5 years ago

Polarization-induced Saw-tooth-like Potential Distribution in Zincblende-Wurtzite Superlattice for Efficient Charge Separation

Polarization-induced Saw-tooth-like Potential Distribution in Zincblende-Wurtzite Superlattice for Efficient Charge Separation
Hydrogen production from solar water splitting over semiconductors shows great potential in solving the urgent energy and environmental issues, but its energy conversion efficiency is always restricted by the insufficient utilization of photogenerated charge carriers. Introducing built-in electric fields is a promising strategy for achieving efficient charge utilization in photocatalysts. However, the representative examples of built-in electric fields reported to date all have their own insurmountable shortcomings.

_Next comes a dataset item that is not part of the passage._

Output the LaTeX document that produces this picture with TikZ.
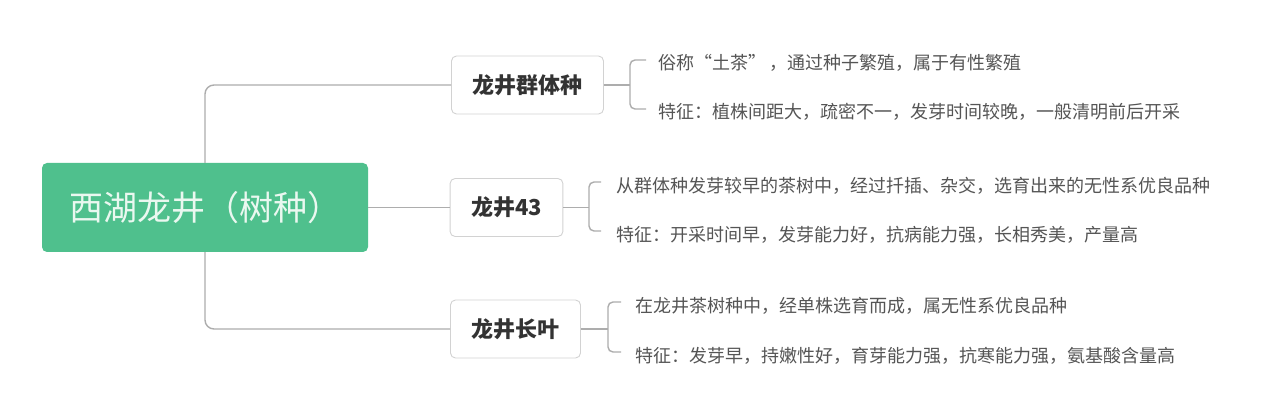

Herein, we demonstrated that the zincblende-wurtzite (ZB-WZ) superlattice structure which widely spreads in II-VI and III-V group semiconductors is a promising candidate for the sufficient utilization of photogenerated charge carriers. We developed the ZB-WZ superlattice structures in a model semiconductor photocatalyst, Cd1-xZnxS, by employing the oriented-attachment growth mechanism, and realized highly efficient photocatalytic hydrogen production under visible light irradiation with an excellent apparent quantum yield of 48.7% at 425nm. Then the huge impact of the ZB-WZ superlattice structure on the photocatalytic performance was proved by the strong reciprocal relationships between the percentage of the nanocrystals with superlattice structures and the photoluminescence intensity, as well as that between the photoluminescence intensity and the photocatalytic activity. Moreover, theoretical simulation demonstrated that the spatial separation and alternate accumulation of electrons and holes around ZB/WZ interfaces is dominated by the polarization-induced saw-tooth potential distribution in the ZB-WZ superlattice rather than the staggered band alignment, and the intensities of built-in electric fields in adjacent ZB and WZ segments can be tuned by changing the specific configuration of the ZB-WZ superlattice. These findings open a new pathway for the development of novel and efficient semiconductor photocatalysts by tuning the superlattice structure with atomic precision, which will greatly benefit the solar water splitting area.